I want to talk about hope and how hope can lead to healing.
Recall the gratitude you felt when sun touched your skin on the first warm day after those endless winter doldrums. Or the anticipation of the first snowfall after months of summer heat. Your senses were heightened. You noticed the beauty of the horizon—the same one you’d forgotten to look at for months.
And. You. Smiled.
That’s how I felt for the entirety of the 2022 CUPRAP Spring Professional Development Conference, held March 16-18 in Lancaster, Pa. For so many of us, our last professional development experience—perhaps our last experience in a large gathering of any kind—was the 2020 CUPRAP Spring Conference, which ended March 6, 2020, the week before our world stopped spinning. We went home to figure out how to engage at a distance, behind masks, boxed in on screens that made us feel more self-conscious and withdrawn than we ever thought possible. Some of us had to lead teams and agonized over how to inspire others despite struggling with the same ennui. Some of us looked for strong leadership that never developed or institutional vision to correct our shared astigmatism. We all have been forced to look ourselves in the eye on Zoom, while simultaneously trying to look at each other, and it has been painful.

That’s exactly what our institutions did, too. They looked painfully inward, while needing to look outward at the same time. They formed task forces and hired consultants to help us address issues internally. And they knew that every other institution was following the same exercise. That aching self-reflection picked the scab of historic and systemic wounds that we had been scratching in near solitude for two years. Because the horizon for our colleges and universities became a picture on our walls, rather than a goal for our future. And we stopped feeling as empowered by those historic tethers of mission that used to bind us.
So, as we all walked hesitantly into the conference hall at the Lancaster County Convention Center, wondering what to do with our masks and how to navigate our handshakes, we wanted so badly for it to work.
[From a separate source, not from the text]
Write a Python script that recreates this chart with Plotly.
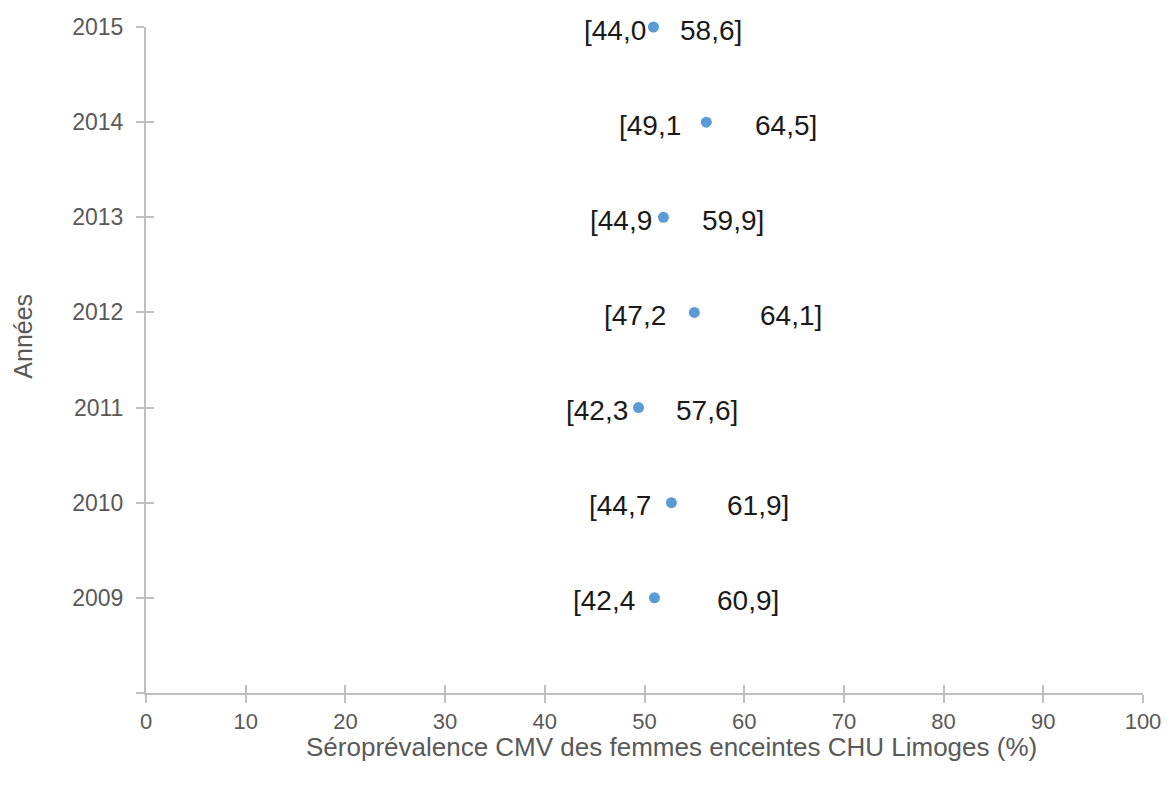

We wanted our colleagues to accept us with the nonverbal cues we used to master so well. We longed to make eye contact, to hug, to share our stories. We wanted to feel comfortable with each other after 740 days being uncomfortable in solitude.
It was beautiful.

The CUPRAP Spring Conference was a success, because we willed it to be a success. We put away our insecurities about ourselves, our fears of the unknown, our worry about stepping backwards in time to a world we doubted could exist again. And, for three days, we truly connected.
We asked Jeff Selingo during the opening keynote how to heal societal wounds through the power of higher education, and he spoke truth about our shared challenges. But his words didn’t cut painfully like a sword. No, it was something different.
Because wise words don’t cut. They help us heal.

In each subsequent session, we shared something that you cannot bottle or commoditize. We talked about the way forward. For the first time in two years, we shared our grand vision for our shared horizon. None of my conversations with colleagues were transactional interchanges or platitudes. It was all about our future, the future of higher education, and what we can do to make it better across institutional, state and international lines.
And something changed—at least in me. I felt that beautiful confluence of belief and expectation, of endorphins and enkephalins, those invisible and mystical transmitters of something I have wanted to feel for a very long time.
Hope.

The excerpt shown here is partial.